Makineleşmenin Gerekliliği
Zeytinde artık ekimde ve hasatta mutlaka makineleşme şart. Ara budamada da bu gerekli. İlçemizde 2003 yılından beri ücretsiz dağıtılan fidanların da etkisi ile zeytin ağacı sayısı çok arttı. Ama makineleşme aynı hızla olmadı. Şu an ilçemizde sadece iki adet büyük zeytin dikim, budama ve hasat makinesi var. Bu makineleşmeyi pamukta sağladığımız için pamuk üretimi bir nebze de olsa sürdürülebilir oldu. Şu an zeytinde sadece işçi parası vermeyen aile ziraatı yapan çiftçilerimiz biraz para kazandı.
Sofralık Zeytin Sorunları
Bu yıl Marmara’da üretim bol olunca sofralık zeytinde de üretici beklediği fiyatı bulamadı.

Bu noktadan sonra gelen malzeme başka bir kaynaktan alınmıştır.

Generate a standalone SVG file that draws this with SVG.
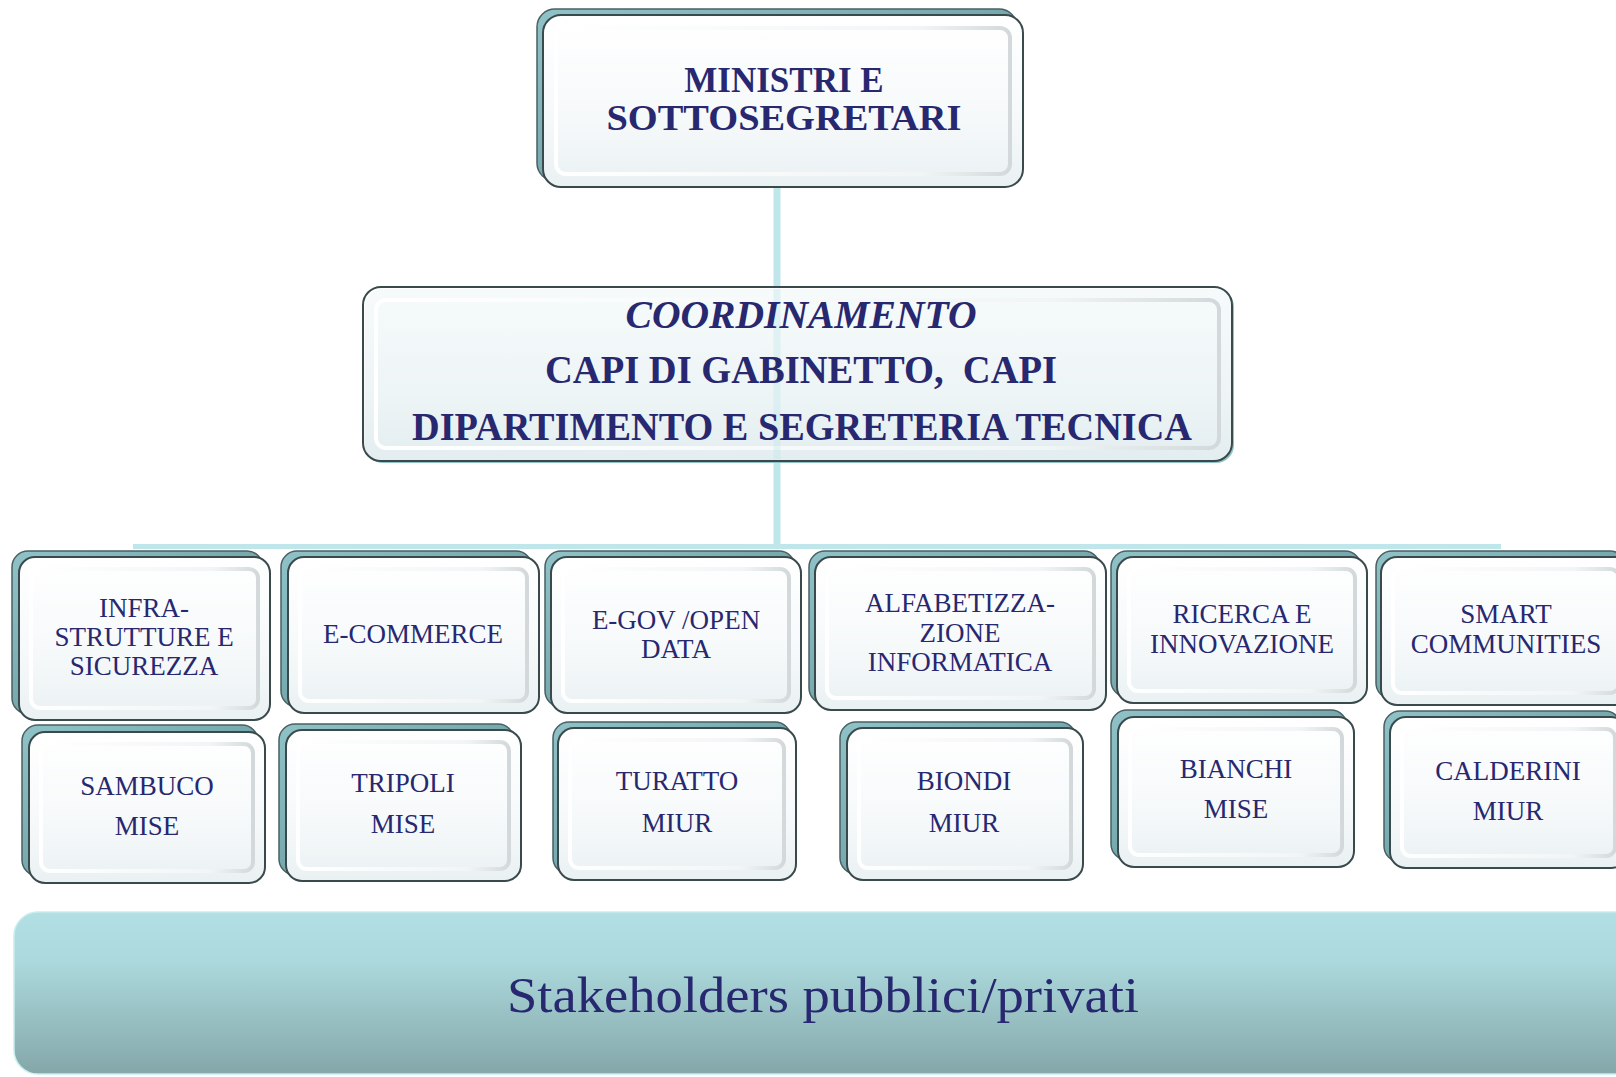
<svg xmlns="http://www.w3.org/2000/svg" width="1616" height="1077" viewBox="0 0 1616 1077">
<defs>
<linearGradient id="face" x1="0" y1="0" x2="0" y2="1">
<stop offset="0" stop-color="#ffffff"/>
<stop offset="0.6" stop-color="#f6f9fa"/>
<stop offset="1" stop-color="#eaf1f3"/>
</linearGradient>
<linearGradient id="bevel" x1="0" y1="0" x2="1" y2="0">
<stop offset="0" stop-color="#ffffff"/>
<stop offset="0.8" stop-color="#f2f5f6"/>
<stop offset="1" stop-color="#d3d9da"/>
</linearGradient>
<linearGradient id="teal" x1="0" y1="0" x2="1" y2="1">
<stop offset="0" stop-color="#8fc3c7"/>
<stop offset="1" stop-color="#5d8f93"/>
</linearGradient>
<linearGradient id="bar" x1="0" y1="0" x2="0" y2="1">
<stop offset="0" stop-color="#b1dfe3"/>
<stop offset="0.3" stop-color="#acd9dd"/>
<stop offset="1" stop-color="#84a7a9"/>
</linearGradient>
<style>
.sh{fill:url(#teal);stroke:#4a6063;stroke-width:1.5}
.bx{fill:url(#face);stroke:#3a4a4c;stroke-width:2}
.bv{fill:none;stroke:url(#bevel);stroke-width:4}
.t{font-family:"Liberation Serif","Times New Roman",serif;fill:#27286f;text-anchor:middle}
.big{font-size:35px;font-weight:bold}
.mid{font-size:39px;font-weight:bold}
.sm{font-size:27px}
.cn{stroke:#bfe6ea;fill:none}
</style>
</defs>
<rect x="0" y="0" width="1616" height="1077" fill="#ffffff"/>

<g id="connectors">
<line class="cn" x1="777" y1="187" x2="777" y2="546" stroke-width="7"/>
<line class="cn" x1="133" y1="546.5" x2="1501" y2="546.5" stroke-width="5"/>
</g>

<g id="n-ministri">
<rect class="sh" x="537" y="9" width="480" height="172" rx="18"/>
<rect class="bx" x="543" y="15" width="480" height="172" rx="18"/>
<rect class="bv" x="556" y="28" width="454" height="146" rx="10"/>
<text class="t big" x="784" y="92">MINISTRI E</text>
<text class="t big" x="784" y="130" textLength="355" lengthAdjust="spacingAndGlyphs">SOTTOSEGRETARI</text>
</g>

<g id="n-coordinamento">
<rect x="365" y="289" width="869" height="174" rx="18" fill="#8fc3c7"/>
<rect class="bx" x="363" y="287" width="869" height="174" rx="18" fill-opacity="0.92"/>
<rect class="bv" x="376" y="300" width="843" height="148" rx="10"/>
<line x1="777" y1="289" x2="777" y2="459" stroke="#bfe6ea" stroke-width="7" opacity="0.35"/>
<text class="t mid" x="801" y="328" font-style="italic" textLength="351" lengthAdjust="spacingAndGlyphs">COORDINAMENTO</text>
<text class="t mid" x="801" y="383" xml:space="preserve" textLength="512" lengthAdjust="spacingAndGlyphs">CAPI DI GABINETTO,  CAPI</text>
<text class="t mid" x="802" y="440" textLength="780" lengthAdjust="spacingAndGlyphs">DIPARTIMENTO E SEGRETERIA TECNICA</text>
</g>

<g id="n-infra">
<rect class="sh" x="12" y="551" width="251" height="163" rx="16"/>
<rect class="bx" x="19" y="557" width="251" height="163" rx="16"/>
<rect class="bv" x="31" y="569" width="227" height="139" rx="9"/>
<text class="t sm" x="144" y="617">INFRA-</text>
<text class="t sm" x="144" y="646">STRUTTURE E</text>
<text class="t sm" x="144" y="675">SICUREZZA</text>
</g>

<g id="n-ecommerce">
<rect class="sh" x="281" y="551" width="251" height="156" rx="16"/>
<rect class="bx" x="288" y="557" width="251" height="156" rx="16"/>
<rect class="bv" x="300" y="569" width="227" height="132" rx="9"/>
<text class="t sm" x="413" y="643">E-COMMERCE</text>
</g>

<g id="n-egov">
<rect class="sh" x="545" y="551" width="250" height="156" rx="16"/>
<rect class="bx" x="551" y="557" width="250" height="156" rx="16"/>
<rect class="bv" x="563" y="569" width="226" height="132" rx="9"/>
<text class="t sm" x="676" y="629" xml:space="preserve">E-GOV /OPEN</text>
<text class="t sm" x="676" y="658">DATA</text>
</g>

<g id="n-alfabetizzazione">
<rect class="sh" x="809" y="551" width="291" height="153" rx="16"/>
<rect class="bx" x="815" y="557" width="291" height="153" rx="16"/>
<rect class="bv" x="827" y="569" width="267" height="129" rx="9"/>
<text class="t sm" x="960" y="612">ALFABETIZZA-</text>
<text class="t sm" x="960" y="642">ZIONE</text>
<text class="t sm" x="960" y="671">INFORMATICA</text>
</g>

<g id="n-ricerca">
<rect class="sh" x="1111" y="551" width="250" height="146" rx="16"/>
<rect class="bx" x="1117" y="557" width="250" height="146" rx="16"/>
<rect class="bv" x="1129" y="569" width="226" height="122" rx="9"/>
<text class="t sm" x="1242" y="623">RICERCA E</text>
<text class="t sm" x="1242" y="653">INNOVAZIONE</text>
</g>

<g id="n-smart">
<rect class="sh" x="1376" y="551" width="250" height="148" rx="16"/>
<rect class="bx" x="1381" y="557" width="250" height="148" rx="16"/>
<rect class="bv" x="1393" y="569" width="226" height="124" rx="9"/>
<text class="t sm" x="1506" y="623">SMART</text>
<text class="t sm" x="1506" y="653">COMMUNITIES</text>
</g>

<g id="n-sambuco">
<rect class="sh" x="22" y="725" width="236" height="151" rx="16"/>
<rect class="bx" x="29" y="732" width="236" height="151" rx="16"/>
<rect class="bv" x="41" y="744" width="212" height="127" rx="9"/>
<text class="t sm" x="147" y="795">SAMBUCO</text>
<text class="t sm" x="147" y="835">MISE</text>
</g>

<g id="n-tripoli">
<rect class="sh" x="279" y="724" width="235" height="151" rx="16"/>
<rect class="bx" x="286" y="730" width="235" height="151" rx="16"/>
<rect class="bv" x="298" y="742" width="211" height="127" rx="9"/>
<text class="t sm" x="403" y="792">TRIPOLI</text>
<text class="t sm" x="403" y="833">MISE</text>
</g>

<g id="n-turatto">
<rect class="sh" x="553" y="722" width="238" height="152" rx="16"/>
<rect class="bx" x="558" y="728" width="238" height="152" rx="16"/>
<rect class="bv" x="570" y="740" width="214" height="128" rx="9"/>
<text class="t sm" x="677" y="790">TURATTO</text>
<text class="t sm" x="677" y="832">MIUR</text>
</g>

<g id="n-biondi">
<rect class="sh" x="840" y="722" width="236" height="152" rx="16"/>
<rect class="bx" x="847" y="728" width="236" height="152" rx="16"/>
<rect class="bv" x="859" y="740" width="212" height="128" rx="9"/>
<text class="t sm" x="964" y="790">BIONDI</text>
<text class="t sm" x="964" y="832">MIUR</text>
</g>

<g id="n-bianchi">
<rect class="sh" x="1111" y="710" width="236" height="150" rx="16"/>
<rect class="bx" x="1118" y="717" width="236" height="150" rx="16"/>
<rect class="bv" x="1130" y="729" width="212" height="126" rx="9"/>
<text class="t sm" x="1236" y="778">BIANCHI</text>
<text class="t sm" x="1236" y="818">MISE</text>
</g>

<g id="n-calderini">
<rect class="sh" x="1384" y="711" width="237" height="151" rx="16"/>
<rect class="bx" x="1390" y="717" width="237" height="151" rx="16"/>
<rect class="bv" x="1402" y="729" width="213" height="127" rx="9"/>
<text class="t sm" x="1508" y="780">CALDERINI</text>
<text class="t sm" x="1508" y="820">MIUR</text>
</g>

<g id="n-stakeholders">
<rect x="14" y="912" width="1640" height="162" rx="24" fill="url(#bar)" stroke="#c9ecef" stroke-width="1.5"/>
<text class="t" x="823" y="1012" font-size="50" textLength="632" lengthAdjust="spacingAndGlyphs">Stakeholders pubblici/privati</text>
</g>
</svg>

İzmir Ticaret Borsası, dünya fiyatlarını dikkate almıyor
Pamuk fiyatları bu yıl büyük bir sorun yaratmış durumda. Şu anda 21-22 TL seviyelerinde olan pamuk, 4 yıl önce 29 TL olan fiyatın çok gerisinde kalmışken, maliyetler ise aynı dönemde en az 3-4 kat artmış durumda. İzmir bölgesindeki bir diğer sorun ise İzmir Ticaret Borsası'nın dünya fiyatlarının 10 TL altında fiyat belirlemesi. Dünya fiyatı baz alındığında, şu an pamuk fiyatı yaklaşık 26 TL civarında olmalıydı. Bu durumu, bölgedeki pamuk ekiminin yoğun olduğu Ziraat Odaları ile birlikte Ticaret Bakanlığı’na şikayet ettik. Ancak sanayi lobisinin daha güçlü olması nedeniyle bir sonuç alınamadı.

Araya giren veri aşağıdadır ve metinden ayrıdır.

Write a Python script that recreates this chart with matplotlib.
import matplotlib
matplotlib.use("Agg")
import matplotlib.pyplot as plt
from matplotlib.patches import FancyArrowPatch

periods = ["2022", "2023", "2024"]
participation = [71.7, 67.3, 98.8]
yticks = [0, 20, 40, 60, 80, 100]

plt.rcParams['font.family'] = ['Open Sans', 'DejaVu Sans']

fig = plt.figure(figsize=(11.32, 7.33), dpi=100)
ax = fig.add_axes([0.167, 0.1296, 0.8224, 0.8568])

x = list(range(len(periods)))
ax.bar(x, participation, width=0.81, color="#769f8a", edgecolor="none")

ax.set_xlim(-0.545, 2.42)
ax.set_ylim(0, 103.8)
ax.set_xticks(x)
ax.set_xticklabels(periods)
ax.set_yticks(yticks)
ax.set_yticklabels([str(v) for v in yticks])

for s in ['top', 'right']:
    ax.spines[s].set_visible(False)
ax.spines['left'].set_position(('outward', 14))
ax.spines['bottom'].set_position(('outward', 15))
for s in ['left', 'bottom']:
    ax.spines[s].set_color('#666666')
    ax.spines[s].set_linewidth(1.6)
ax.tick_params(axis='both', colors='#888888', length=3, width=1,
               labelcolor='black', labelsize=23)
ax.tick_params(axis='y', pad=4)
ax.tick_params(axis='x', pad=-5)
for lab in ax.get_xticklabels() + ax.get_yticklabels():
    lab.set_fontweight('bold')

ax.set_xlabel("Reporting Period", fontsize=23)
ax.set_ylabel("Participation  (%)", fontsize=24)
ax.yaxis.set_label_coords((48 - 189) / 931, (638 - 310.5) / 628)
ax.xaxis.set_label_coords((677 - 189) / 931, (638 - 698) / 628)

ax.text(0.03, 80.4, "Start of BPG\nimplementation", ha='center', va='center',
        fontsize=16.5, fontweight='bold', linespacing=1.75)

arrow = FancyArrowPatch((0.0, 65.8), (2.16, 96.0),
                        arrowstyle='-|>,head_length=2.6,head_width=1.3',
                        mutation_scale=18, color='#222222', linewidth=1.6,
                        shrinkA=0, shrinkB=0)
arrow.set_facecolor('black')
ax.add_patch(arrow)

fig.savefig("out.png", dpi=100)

Domates üreticileri, bu yıl büyük zarara uğradı. Fabrikalara, zor şartlarla, çok düşük fiyatlarla satılan sanayi domatesi, iki yıl önce 3,5 TL civarında satılırken, bu yıl 1,6 ve 1,8 TL arasında işlem gördü. Domates üreticilerine önerim, 100 dönüm ekenlerin mutlaka ekiminin yarısını sözleşmeli yapmaları. Fiyatların yüksek olacağı beklentisiyle sözleşmeli üretime sıcak bakılmıyor, ancak fiyatlar düşük olduğunda bu, bir dengeleme sağlarken üreticiyi korur.
Tohumluk mısır ve ayçiçeği verimlerinde de bu yıl düşüş yaşandı ve çiftçiler kazanç sağlayamadı.

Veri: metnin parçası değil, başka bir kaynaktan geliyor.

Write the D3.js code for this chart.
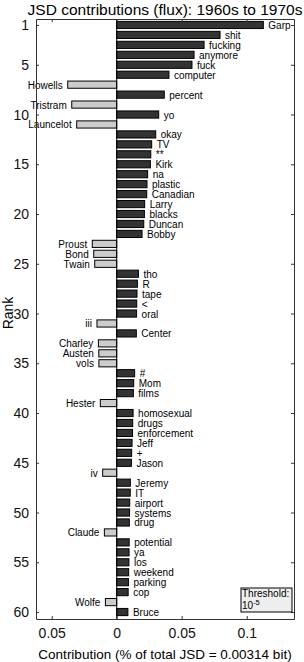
<!doctype html>
<html>

<head>
    <title>JSD contributions</title>
    <script src="https://d3js.org/d3.v7.min.js"></script>
    <style>
        body {
            margin: 0;
            background: white;
        }

        text {
            font-family: 'Liberation Sans', Arial, sans-serif;
        }
    </style>
</head>

<body>
    <div id="my_dataviz"></div>

    <script>
        // words ranked by contribution, rank = index + 1
        var words = ["Garp", "shit", "fucking", "anymore", "fuck", "computer", "Howells", "percent", "Tristram", "yo",
            "Launcelot", "okay", "TV", "**", "Kirk", "na", "plastic", "Canadian", "Larry", "blacks",
            "Duncan", "Bobby", "Proust", "Bond", "Twain", "tho", "R", "tape", "<", "oral",
            "iii", "Center", "Charley", "Austen", "vols", "#", "Mom", "films", "Hester", "homosexual",
            "drugs", "enforcement", "Jeff", "+", "Jason", "iv", "Jeremy", "IT", "airport", "systems",
            "drug", "Claude", "potential", "ya", "los", "weekend", "parking", "cop", "Wolfe", "Bruce"];

        // contribution (% of total JSD), negative = more in 1960s
        var contributions = [0.1128, 0.0795, 0.0672, 0.0595, 0.0579, 0.0402, -0.0377, 0.0366, -0.0346, 0.0323,
            -0.0308, 0.0300, 0.0269, 0.0262, 0.0259, 0.0238, 0.0233, 0.0231, 0.0215, 0.0213,
            0.0208, 0.0195, -0.0188, -0.0177, -0.0169, 0.0167, 0.0159, 0.0156, 0.0154, 0.0153,
            -0.0152, 0.0151, -0.0141, -0.0138, -0.0137, 0.0138, 0.0131, 0.0128, -0.0126, 0.0126,
            0.0123, 0.0122, 0.0118, 0.0115, 0.0113, -0.0108, 0.0105, 0.0104, 0.0100, 0.0099,
            0.0097, -0.0095, 0.0096, 0.0095, 0.0094, 0.0092, 0.0090, 0.0088, -0.0087, 0.0086];

        var rankTicks = [1, 5, 10, 15, 20, 25, 30, 35, 40, 45, 50, 55, 60];
        var xTicks = [-0.05, 0, 0.05, 0.1];

        var data = words.map(function (w, i) {
            return { word: w, rank: i + 1, value: contributions[i] };
        });

        var W = 304, H = 662;
        var margin = { top: 19, right: 10, bottom: 43, left: 36 };

        var svg = d3.select("#my_dataviz")
            .append("svg")
            .attr("width", W)
            .attr("height", H);

        var x = d3.scaleLinear()
            .domain([-0.0621, 0.1364])
            .range([margin.left, W - margin.right]);

        var y = d3.scaleLinear()
            .domain([0.4, 60.7])
            .range([margin.top, H - margin.bottom]);

        var barH = y(1.72) - y(1);

        // title
        svg.append("text")
            .attr("x", (x.range()[0] + x.range()[1]) / 2)
            .attr("y", 15)
            .attr("text-anchor", "middle")
            .style("font-size", "15.5px")
            .text("JSD contributions (flux): 1960s to 1970s");

        // bars
        svg.append("g")
            .selectAll("rect")
            .data(data)
            .enter()
            .append("rect")
            .attr("x", function (d) { return Math.min(x(0), x(d.value)); })
            .attr("y", function (d) { return y(d.rank) - barH / 2; })
            .attr("width", function (d) { return Math.abs(x(d.value) - x(0)); })
            .attr("height", barH)
            .attr("fill", function (d) { return d.value > 0 ? "#333333" : "#cccccc"; })
            .attr("stroke", "#000")
            .attr("stroke-width", 1);

        // word labels
        svg.append("g")
            .selectAll("text")
            .data(data)
            .enter()
            .append("text")
            .attr("x", function (d) { return d.value > 0 ? x(d.value) + 5 : x(d.value) - 5; })
            .attr("y", function (d) { return y(d.rank) + 0.5; })
            .attr("dy", "0.35em")
            .attr("text-anchor", function (d) { return d.value > 0 ? "start" : "end"; })
            .style("font-size", "10px")
            .text(function (d) { return d.word; });

        // zero line
        svg.append("line")
            .attr("x1", x(0)).attr("x2", x(0))
            .attr("y1", y.range()[0]).attr("y2", y.range()[1])
            .attr("stroke", "#000");

        // axes (ticks pointing inward)
        var fmt = function (d) { return d3.format("~g")(Math.abs(d)); };

        svg.append("g")
            .attr("class", "axis")
            .attr("transform", "translate(" + x.range()[0] + ",0)")
            .call(d3.axisLeft(y).tickValues(rankTicks).tickSizeInner(-3).tickSizeOuter(0).tickPadding(7));

        svg.append("g")
            .attr("class", "axis")
            .attr("transform", "translate(" + x.range()[1] + ",0)")
            .call(d3.axisRight(y).tickValues(rankTicks).tickSizeInner(-3).tickSizeOuter(0).tickFormat(""));

        svg.append("g")
            .attr("class", "axis")
            .attr("transform", "translate(0," + y.range()[1] + ")")
            .call(d3.axisBottom(x).tickValues(xTicks).tickSizeInner(-3).tickSizeOuter(0).tickPadding(9).tickFormat(fmt));

        svg.append("g")
            .attr("class", "axis")
            .attr("transform", "translate(0," + y.range()[0] + ")")
            .call(d3.axisTop(x).tickValues(xTicks).tickSizeInner(-3).tickSizeOuter(0).tickFormat(""));

        svg.selectAll(".axis path, .axis line").attr("stroke", "#333");
        svg.selectAll(".axis text")
            .style("font-size", "14px")
            .style("font-family", "'Liberation Sans', Arial, sans-serif")
            .attr("fill", "#111");

        // axis labels
        svg.append("text")
            .attr("transform", "translate(13," + ((y.range()[0] + y.range()[1]) / 2 - 6) + ") rotate(-90)")
            .attr("text-anchor", "middle")
            .style("font-size", "14px")
            .text("Rank");

        svg.append("text")
            .attr("x", (x.range()[0] + x.range()[1]) / 2)
            .attr("y", 659)
            .attr("text-anchor", "middle")
            .style("font-size", "13.5px")
            .text("Contribution (% of total JSD = 0.00314 bit)");

        // threshold box
        var tb = svg.append("g").attr("transform", "translate(241,588)");
        tb.append("rect")
            .attr("width", 51)
            .attr("height", 24)
            .attr("fill", "#eeeeee")
            .attr("stroke", "#000");
        tb.append("text")
            .attr("x", 1)
            .attr("y", 9)
            .style("font-size", "10px")
            .text("Threshold:");
        var t2 = tb.append("text")
            .attr("x", 1)
            .attr("y", 21)
            .style("font-size", "10px")
            .text("10");
        t2.append("tspan")
            .attr("dy", -4)
            .style("font-size", "7.5px")
            .text("-5");
    </script>

</body>

</html>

2024 yılı, bölgemiz için tarım açısından olumsuz geçti. Çiftçiler daha önce de zor yıllar geçirmişti. Ancak bu günlerin aşılacağına inanıyorum. Bölgemizdeki tarımın iki temel sorunu, iklim krizi nedeniyle artan kuraklık ve verim kaybı, bir de artan üretim maliyetleri. Bu iki sorun, çiftçilerin belini büküyor. 2025 yılının daha iyi geçmesini ve üreticilerin emeklerinin karşılığını alacakları bir yıl olmasını diliyorum. Yeni yılda bereketli ve bol kazançlar temenni ediyorum."